Another Whistleblower Offers to Help India With Black Money Probe

Whistleblowers are an arm of law enforcement, says whistleblower Bradely Birkenfeld.


As the government promises a new black money bill in the current Parliament session, a former employer of the world's largest private bank, UBS, has told NDTV he can give India valuable information for its black money probe.  

Bradely Birkenfeld, 50, the high-profile whistleblower, was rewarded $104 million by US authorities for revealing secrets of Swiss banking.

In an exclusive interview, Mr Birkenfeld told NDTV India should ask whistleblowers for advice on the new black money laws being planned. "Whistleblowers are an arm of law enforcement," Mr Birkenfeld told NDTV. "No one's going to argue that this is a bad thing except the people who are breaking the law".
Mr Birkenfeld said he'd like to help the Indian black money probe free of charge. "I welcome an invitation from the Indian government. I'm helping the French government and I've helped several other governments with respect to UBS."

Mr Birkenfeld, who was a director with UBS in Zurich in 2005, had reported illegal activity in the bank. His information on 19,000 clients who put away $19 billion had helped the US force Switzerland to break banking secrecy laws to give details on more than 4,500 American clients in 2009.

The event led to a huge debate across the world about banking secrecy that helps shield money laundering and tax evasion on an industrial scale.

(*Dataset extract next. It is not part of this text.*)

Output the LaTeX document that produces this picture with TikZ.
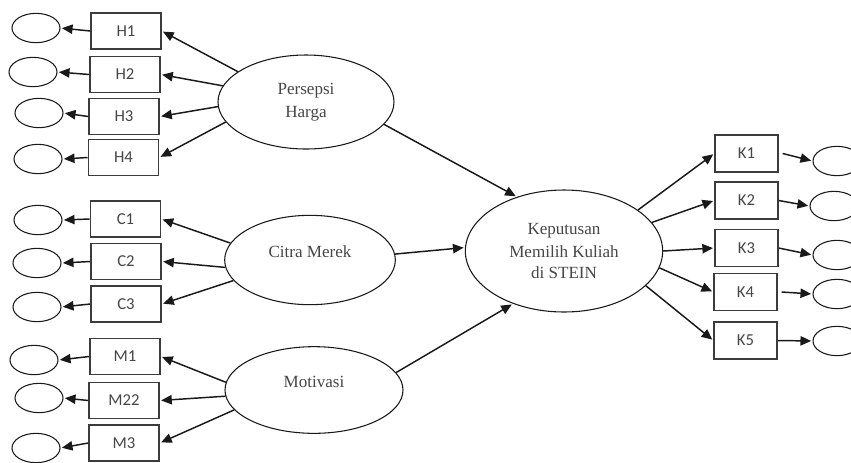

In US courts, he admitted that he smuggled diamonds once for a client in a toothpaste tube, revealing how bankers often "shop" for ultra-rich clients and provide them with concierge-like services.

Mr Birkenfeld was sentenced to 40 months in jail as he was found guilty of withholding information about one of his former clients. But he was released early and is on parole until November 2015.

He was granted special permission to travel to France last week regarding a money laundering case against UBS.

UBS, Zurich has been in the news in India regarding jailed Pune businessman Hasan Ali, whose links to a Swiss bank account with a deposit of $8 billion were revealed after documents were found in a raid in 2007.

But tax authorities declared last year that the accounts had been emptied and the bank provided no information.